- [Stated problem]:
Every line with the string "that" should be gathered.

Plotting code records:
• • • • • • •

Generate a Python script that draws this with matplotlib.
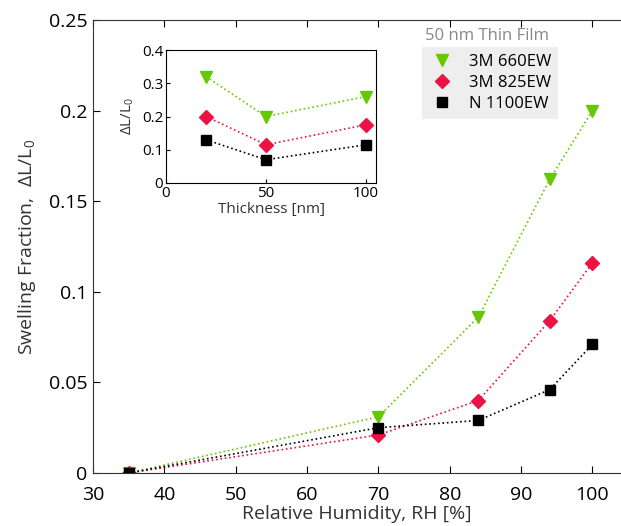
import numpy as np
import matplotlib.pyplot as plt
from matplotlib.lines import Line2D

plt.rcParams['font.family'] = ['Open Sans', 'DejaVu Sans']
plt.rcParams['mathtext.fontset'] = 'custom'
plt.rcParams['mathtext.rm'] = 'Open Sans'
plt.rcParams['mathtext.it'] = 'Open Sans'

rh = [35, 70, 84, 94, 100]
sw_660 = [0.0, 0.031, 0.086, 0.162, 0.200]
sw_825 = [0.0, 0.021, 0.040, 0.084, 0.116]
sw_1100 = [0.0, 0.025, 0.029, 0.046, 0.071]

thick = [20, 50, 100]
th_660 = [0.32, 0.20, 0.26]
th_825 = [0.20, 0.115, 0.175]
th_1100 = [0.13, 0.07, 0.115]

labels = ['3M 660EW', '3M 825EW', 'N 1100EW']
colors = ['#66c800', '#ee1144', 'black']
markers = ['v', 'D', 's']
msizes = [9, 7, 6.5]

fig = plt.figure(figsize=(6.21, 5.26), dpi=100)
ax = fig.add_axes([93 / 621, 53 / 526, 528 / 621, 453 / 526])

for ys, c, m, ms, lab in zip([sw_660, sw_825, sw_1100], colors, markers, msizes, labels):
    ax.plot(rh, ys, ':', color=c, lw=1.2, marker=m, ms=ms, mfc=c, mec=c, label=lab)

ax.set_xlim(30, 104)
ax.set_ylim(0, 0.25)
ax.set_xticks(np.arange(30, 101, 10))
ax.set_yticks([0, 0.05, 0.1, 0.15, 0.2, 0.25])
ax.set_yticklabels(['0', '0.05', '0.1', '0.15', '0.2', '0.25'])
ax.tick_params(direction='in', top=True, right=False, labelsize=14, length=5)
ax.tick_params(axis='x', pad=9)
ax.tick_params(axis='y', pad=4)
ax.spines['right'].set_visible(False)
ax.set_xlabel('Relative Humidity, RH [%]', fontsize=14, color='#333333', labelpad=1)
ax.set_ylabel(r'Swelling Fraction,  $\Delta$L/L$_0$', fontsize=14, color='#333333', labelpad=8)
for s in ax.spines.values():
    s.set_color('#333333')

handles = [Line2D([], [], ls='none', marker=m, ms=ms, color=c) for c, m, ms in zip(colors, markers, msizes)]
leg = ax.legend(handles, labels, loc='upper left', bbox_to_anchor=(0.623, 0.94),
                borderaxespad=0, fontsize=12, frameon=True, facecolor='#eeeeee',
                edgecolor='none', framealpha=1, handletextpad=0.8, borderpad=0.4,
                labelspacing=0.3, handlelength=1.6, fancybox=False)
ax.text(0.629, 0.948, '50 nm Thin Film', transform=ax.transAxes, fontsize=12,
        color='#888888', va='bottom', ha='left')

ins = fig.add_axes([166 / 621, (526 - 183) / 526, 210 / 621, 133 / 526])
for ys, c, m, ms in zip([th_660, th_825, th_1100], colors, markers, msizes):
    ins.plot(thick, ys, ':', color=c, lw=1.2, marker=m, ms=ms, mfc=c, mec=c)
ins.set_xlim(0, 105)
ins.set_ylim(0, 0.4)
ins.set_xticks([0, 50, 100])
ins.set_yticks([0, 0.1, 0.2, 0.3, 0.4])
ins.set_yticklabels(['0', '0.1', '0.2', '0.3', '0.4'])
ins.tick_params(direction='in', labelsize=11, length=3, pad=2)
ins.set_xlabel('Thickness [nm]', fontsize=11, color='#333333', labelpad=1)
ins.set_ylabel(r'$\Delta$L/L$_0$', fontsize=11, color='#333333', labelpad=4)

fig.savefig('out.png', dpi=100)
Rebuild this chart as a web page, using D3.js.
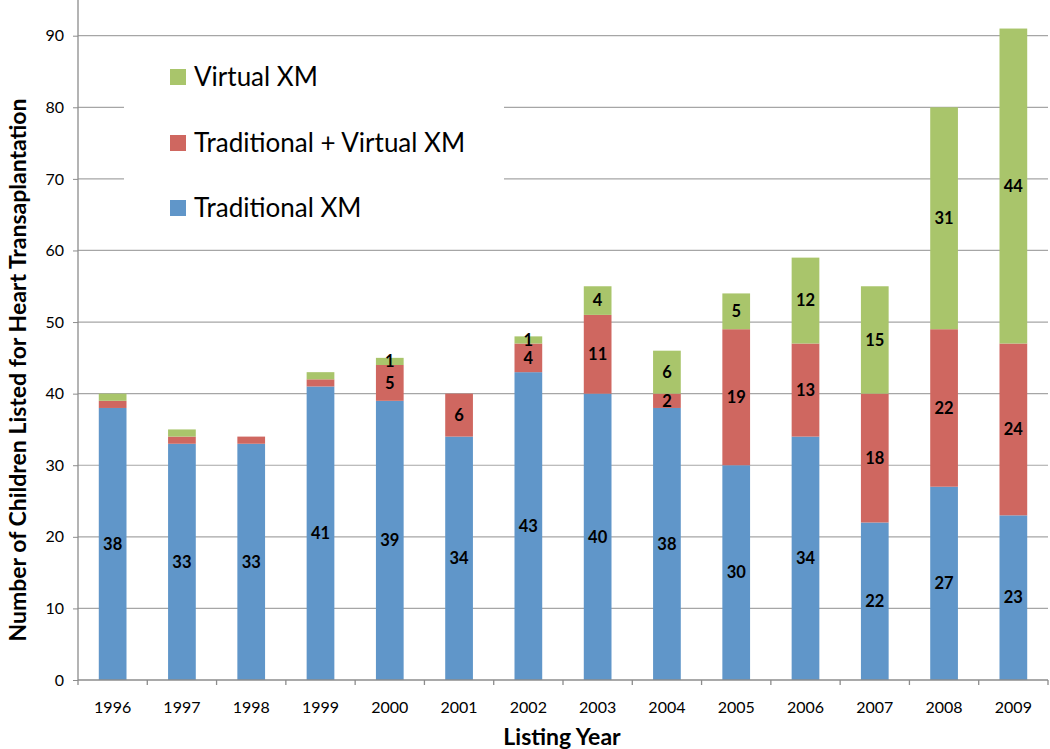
<!DOCTYPE html>
<html><head><meta charset="utf-8">
<script src="https://cdn.jsdelivr.net/npm/d3@7"></script>
<style>body{margin:0;background:#fff;} svg{display:block;}</style>
</head><body>
<svg id="chart" width="1050" height="749"></svg>
<script>
const years = ["1996","1997","1998","1999","2000","2001","2002","2003","2004","2005","2006","2007","2008","2009"];
const traditional = [38,33,33,41,39,34,43,40,38,30,34,22,27,23];
const tradVirtual = [1,1,1,1,5,6,4,11,2,19,13,18,22,24];
const virtualXM = [1,1,0,1,1,0,1,4,6,5,12,15,31,44];
// data labels as printed on the chart (null = not printed)
const tradLabels = [38,33,33,41,39,34,43,40,38,30,34,22,27,23];
const tradVirtualLabels = [null,null,null,null,5,6,4,11,2,19,13,18,22,24];
const virtualLabels = [null,null,null,null,1,null,1,4,6,5,12,15,31,44];
const yTicks = [0,10,20,30,40,50,60,70,80,90];
const seriesNames = ["Traditional XM","Traditional + Virtual XM","Virtual XM"];
const seriesColors = ["#6096c9","#cf6760","#a9c56b"];

const svg = d3.select("#chart");
const left = 78, right = 1048, bottom = 680;
const font = "Lato, 'Open Sans', sans-serif";
const x = d3.scaleBand().domain(years).range([left, right]).paddingInner(0.6).paddingOuter(0.3);
const xb = d3.scaleBand().domain(years).range([left, right]);
const y = d3.scaleLinear().domain([0, 90]).range([bottom, 35.7]);

// gridlines
svg.append("g").selectAll("line").data(yTicks.filter(d => d > 0)).join("line")
  .attr("x1", left).attr("x2", right)
  .attr("y1", d => y(d)).attr("y2", d => y(d))
  .attr("stroke", "#a6a6a6").attr("stroke-width", 1.2);

// legend background box (covers gridlines)
svg.append("rect").attr("x", 124).attr("y", 50).attr("width", 380).attr("height", 190).attr("fill", "#fff");

// stacked data
const table = years.map((yr, i) => ({year: yr, t: traditional[i], tv: tradVirtual[i], v: virtualXM[i], i}));
const stack = d3.stack().keys(["t","tv","v"])(table);
const labelArrs = [tradLabels, tradVirtualLabels, virtualLabels];

const gBars = svg.append("g");
stack.forEach((layer, si) => {
  gBars.append("g").selectAll("rect").data(layer).join("rect")
    .attr("x", d => x(d.data.year))
    .attr("width", x.bandwidth())
    .attr("y", d => y(d[1]))
    .attr("height", d => y(d[0]) - y(d[1]))
    .attr("fill", seriesColors[si]);
});
stack.forEach((layer, si) => {
  gBars.append("g").selectAll("text").data(layer.filter(d => labelArrs[si][d.data.i] != null)).join("text")
    .attr("x", d => x(d.data.year) + x.bandwidth() / 2)
    .attr("y", d => y((d[0] + d[1]) / 2))
    .attr("dy", "0.35em")
    .attr("text-anchor", "middle")
    .attr("font-family", font)
    .attr("font-weight", "bold")
    .attr("font-size", 16.5)
    .attr("fill", "#000")
    .text(d => labelArrs[si][d.data.i]);
});

// y axis
const yAxis = svg.append("g").attr("transform", `translate(${left},0)`)
  .call(d3.axisLeft(y).tickValues(yTicks).tickSize(5).tickSizeOuter(0));
yAxis.select(".domain").remove();
svg.append("line").attr("x1", left).attr("x2", left).attr("y1", 0).attr("y2", bottom).attr("stroke", "#8c8c8c").attr("stroke-width", 1.3);
yAxis.selectAll(".tick line").attr("stroke", "#8c8c8c");
yAxis.selectAll("text").attr("font-family", font).attr("font-size", 16).attr("fill", "#000").attr("x", -14);

// x axis
const xAxis = svg.append("g").attr("transform", `translate(0,${bottom})`)
  .call(d3.axisBottom(x).tickSize(0).tickSizeOuter(0));
xAxis.select(".domain").remove();
xAxis.selectAll("text").attr("font-family", font).attr("font-size", 16).attr("fill", "#000").attr("dy", "0").attr("y", 33);
svg.append("line").attr("x1", left).attr("x2", right).attr("y1", bottom).attr("y2", bottom).attr("stroke", "#8c8c8c").attr("stroke-width", 1.3);
svg.append("g").selectAll("line").data(years.concat(["end"])).join("line")
  .attr("x1", (d, i) => i < years.length ? xb(d) : right)
  .attr("x2", (d, i) => i < years.length ? xb(d) : right)
  .attr("y1", bottom).attr("y2", bottom + 5)
  .attr("stroke", "#8c8c8c").attr("stroke-width", 1.3);

// axis titles
svg.append("text").attr("x", 562).attr("y", 745)
  .attr("text-anchor", "middle").attr("font-family", font)
  .attr("font-weight", "bold").attr("font-size", 23).text("Listing Year");
svg.append("text").attr("transform", "translate(26,370) rotate(-90)")
  .attr("text-anchor", "middle").attr("font-family", font)
  .attr("font-weight", "bold").attr("font-size", 23).text("Number of Children Listed for Heart Transaplantation");

// legend
const legendOrder = [2,1,0];
const legendY = [77, 143, 208];
const lg = svg.append("g");
legendOrder.forEach((si, k) => {
  lg.append("rect").attr("x", 170).attr("y", legendY[k] - 8).attr("width", 16).attr("height", 16).attr("fill", seriesColors[si]);
  lg.append("text").attr("x", 194).attr("y", legendY[k]).attr("dy", "0.36em")
    .attr("font-family", font).attr("font-size", 26).attr("fill", "#000")
    .text(seriesNames[si]);
});
</script>
</body></html>
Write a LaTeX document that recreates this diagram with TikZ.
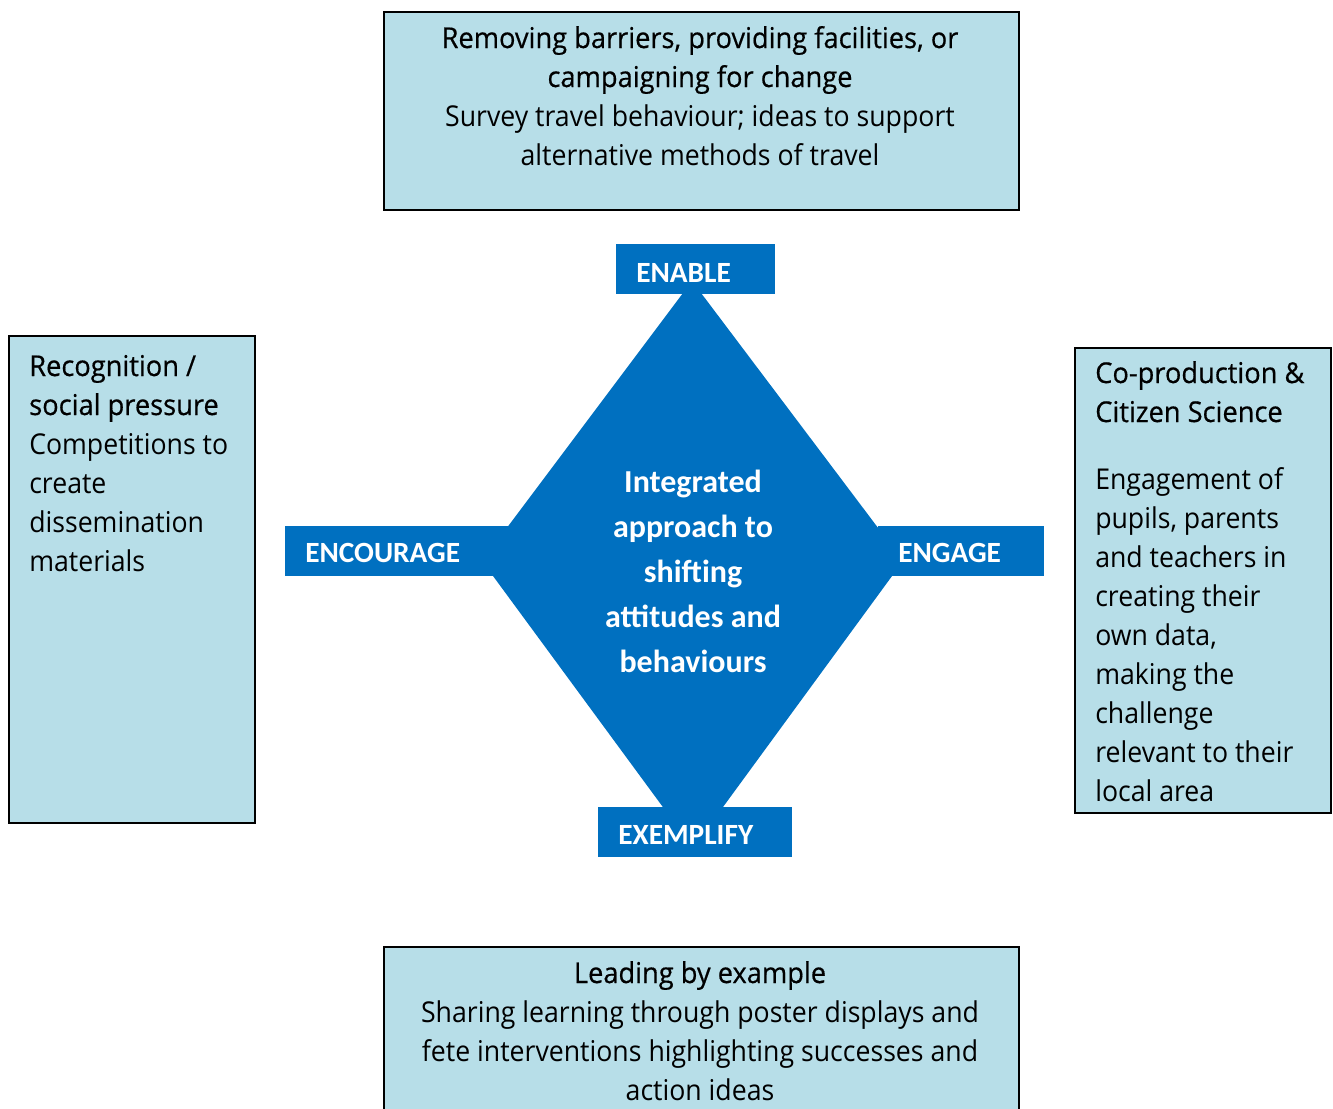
\documentclass[tikz,border=0pt]{standalone}
\usepackage{fontspec}
\setmainfont{Open Sans}
\newfontfamily\bodyfont[FakeStretch=0.93]{Open Sans}
\newfontfamily\headfont[FakeStretch=0.95,FakeBold=0.5]{Open Sans}
\newfontfamily\labelfont{Carlito}
\definecolor{boxblue}{HTML}{B7DEE8}
\definecolor{corblue}{HTML}{0070C0}
\begin{document}
\begin{tikzpicture}[x=0.75pt,y=-0.75pt,
  infobox/.style={draw=black, line width=1.5pt, fill=boxblue, inner sep=0pt, anchor=north west},
  tagbox/.style={fill=corblue, inner sep=0pt, anchor=north west, minimum height=37.5pt},
  tagtext/.style={text=white, inner sep=0pt, anchor=base west, font=\labelfont\bfseries\fontsize{22}{26}\selectfont},
  headtext/.style={inner sep=0pt, font=\headfont\fontsize{21.5}{29.25}\selectfont},
  bodytext/.style={inner sep=0pt, font=\bodyfont\fontsize{21.5}{29.25}\selectfont},
]
\useasboundingbox (0,0) rectangle (1333,1108);

% outer information boxes
\node[infobox, minimum width=476.25pt, minimum height=148.5pt] (enablebox) at (383,11) {};
\node[infobox, minimum width=184.5pt, minimum height=365.25pt] (encbox) at (8,335) {};
\node[infobox, minimum width=192pt, minimum height=348.75pt] (engbox) at (1074,347) {};
\node[infobox, minimum width=476.25pt, minimum height=130.5pt] (exbox) at (383,946) {};

% central diamond
\coordinate (dtop) at (692,281);
\coordinate (dright) at (903,561);
\coordinate (dbottom) at (693,848);
\coordinate (dleft) at (482,561);
\fill[corblue] (dtop) -- (dright) -- (dbottom) -- (dleft) -- cycle;

% multi-line nodes below are anchored at the baseline of their last line
\node[text=white, inner sep=0pt, anchor=base, align=center,
  font=\labelfont\bfseries\fontsize{24}{33.6}\selectfont] (core) at (693,672)
  {Integrated\\approach to\\shifting\\attitudes and\\behaviours};

% corner tags
\node[tagbox, minimum width=119.25pt] (enabletag) at (616,244) {};
\node[tagtext] (enablet) at (636,282) {ENABLE};
\node[tagbox, minimum width=167.25pt] (enctag) at (285,526) {};
\node[tagtext] (enct) at (305,562) {ENCOURAGE};
\node[tagbox, minimum width=124.5pt] (engtag) at (878,526) {};
\node[tagtext] (engt) at (898,562) {ENGAGE};
\node[tagbox, minimum width=145.5pt] (extag) at (598,807) {};
\node[tagtext] (ext) at (618,844) {EXEMPLIFY};

% texts of the boxes
\node[headtext, anchor=base, align=center] (enablehead) at (700,87)
  {Removing barriers, providing facilities, or\\campaigning for change};
\node[bodytext, anchor=base, align=center] (enablebody) at (700,165)
  {Survey travel behaviour; ideas to support\\alternative methods of travel};

\node[headtext, anchor=base west, align=left] (enchead) at (29,415)
  {Recognition /\\social pressure};
\node[bodytext, anchor=base west, align=left] (encbody) at (29,571)
  {Competitions to\\create\\dissemination\\materials};

\node[headtext, anchor=base west, align=left] (enghead) at (1095,422)
  {Co-production \&\\Citizen Science};
\begin{scope}
  \clip (1074,347) rectangle (1330,804);
  \node[bodytext, anchor=base west, align=left] (engbody) at (1095,801)
    {Engagement of\\pupils, parents\\and teachers in\\creating their\\own data,\\making the\\challenge\\relevant to their\\local area};
\end{scope}

\node[headtext, anchor=base, align=center] (exhead) at (700,983)
  {Leading by example};
\node[bodytext, anchor=base, align=center] (exbody) at (700,1100)
  {Sharing learning through poster displays and\\fete interventions highlighting successes and\\action ideas};
\end{tikzpicture}
\end{document}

• • • • • • •

- [Exercise result]:
Generate a Python script that draws this with matplotlib.
Write a LaTeX document that recreates this diagram with TikZ.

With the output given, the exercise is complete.